League to Save Lake Tahoe: The Tahoe Blue Crew volunteer trash pickup program has grown dramatically. At the end of 2019 after the program’s launch, 18 volunteers participated. As of this July, there were 113. That means that this year more than 6,000 pounds of trash were gathered from Lake Tahoe’s beaches and trails, according to Jesse Patterson, the League’s chief strategy officer. “Sustainable recreation is the ability to recreate as we want, but doing it in a way that actually doesn’t degrade (a place), and leaves it better for the person coming after,” Patterson said. The Blue Crew expansion indicates many things: more volunteers, more businesses, agencies and organizations setting up trash-pickup programs, more places being cared for, and less litter. “That’s the groundswell of change we’ve all been hoping for,” Patterson said.
Sierra Business Council: The Sierra Business Council manages the Lake Tahoe Water Trail, a shoreline route that mimics the Tahoe Rim Trail but is entirely on water. This year, a new map helps users plan for and get oriented to the route, which can be tackled by single-day users or in multiple days with camping or lodging overnights. The trail gets recreationists one step closer to using fewer natural resources for entertainment, said Kristin York, the council’s vice president of economic empowerment. “We live on a finite planet, and, yes, we do have regenerative resources, but we’re using them to a point that well outpaces their ability to regenerate,” York said. “Fresh water is a great example.
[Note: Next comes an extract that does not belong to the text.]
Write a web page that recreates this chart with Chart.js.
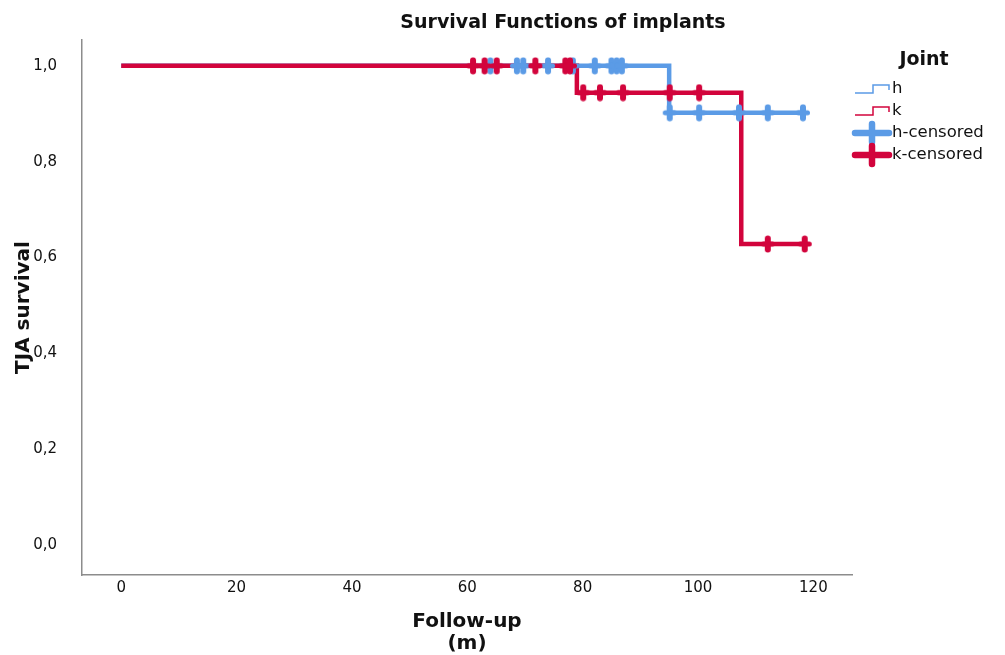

When we extract water faster than aquifers and lakes can replenish from natural cycles, eventually they go dry, become stagnant, or are too low to access for fresh water, irrigation, or hydropower.”

Alpenglow Sports: Brendan Madigan, owner of this gear shop in Tahoe City, said ideas for achieving sustainable recreation are constantly circulating in his mind. Carbon-neutral goals are hard to achieve, especially when you’re putting on events that ask people to drive to Tahoe for them, he said. “The reality is, the events have an undeniable positive and negative footprint.” He hopes to join a project called Climate Neutral by pledging to balance carbon emissions. A primary focus for Alpenglow has been its own nonprofit called the Donor Party, formed in part to support cutting environmental impacts. “The goal of the Donor Party is to actively encourage those visitors and locals with the financial means to subsidize the local economy,” Madigan said. Raised moneys have gone to the Sierra Avalanche Center and Adventure Risk Challenge, among other local nonprofits. “I firmly believe that is the way to help some of the issues here, and should be the bedrock of how destination economies function.”
Do plans for sustainable recreation also include efforts to limit visitors? That option didn’t forefront any of these discussions; but it is clearly not far in the background. For now, most recreation-related groups are focused on managing behavior and impacts and establishing more public places in which the escalating numbers of Tahoe/Truckee outdoors-lovers can engage with nature. What will the future deliver? As we’ve witnessed in the past 18-plus months, forecasting that is nearly impossible.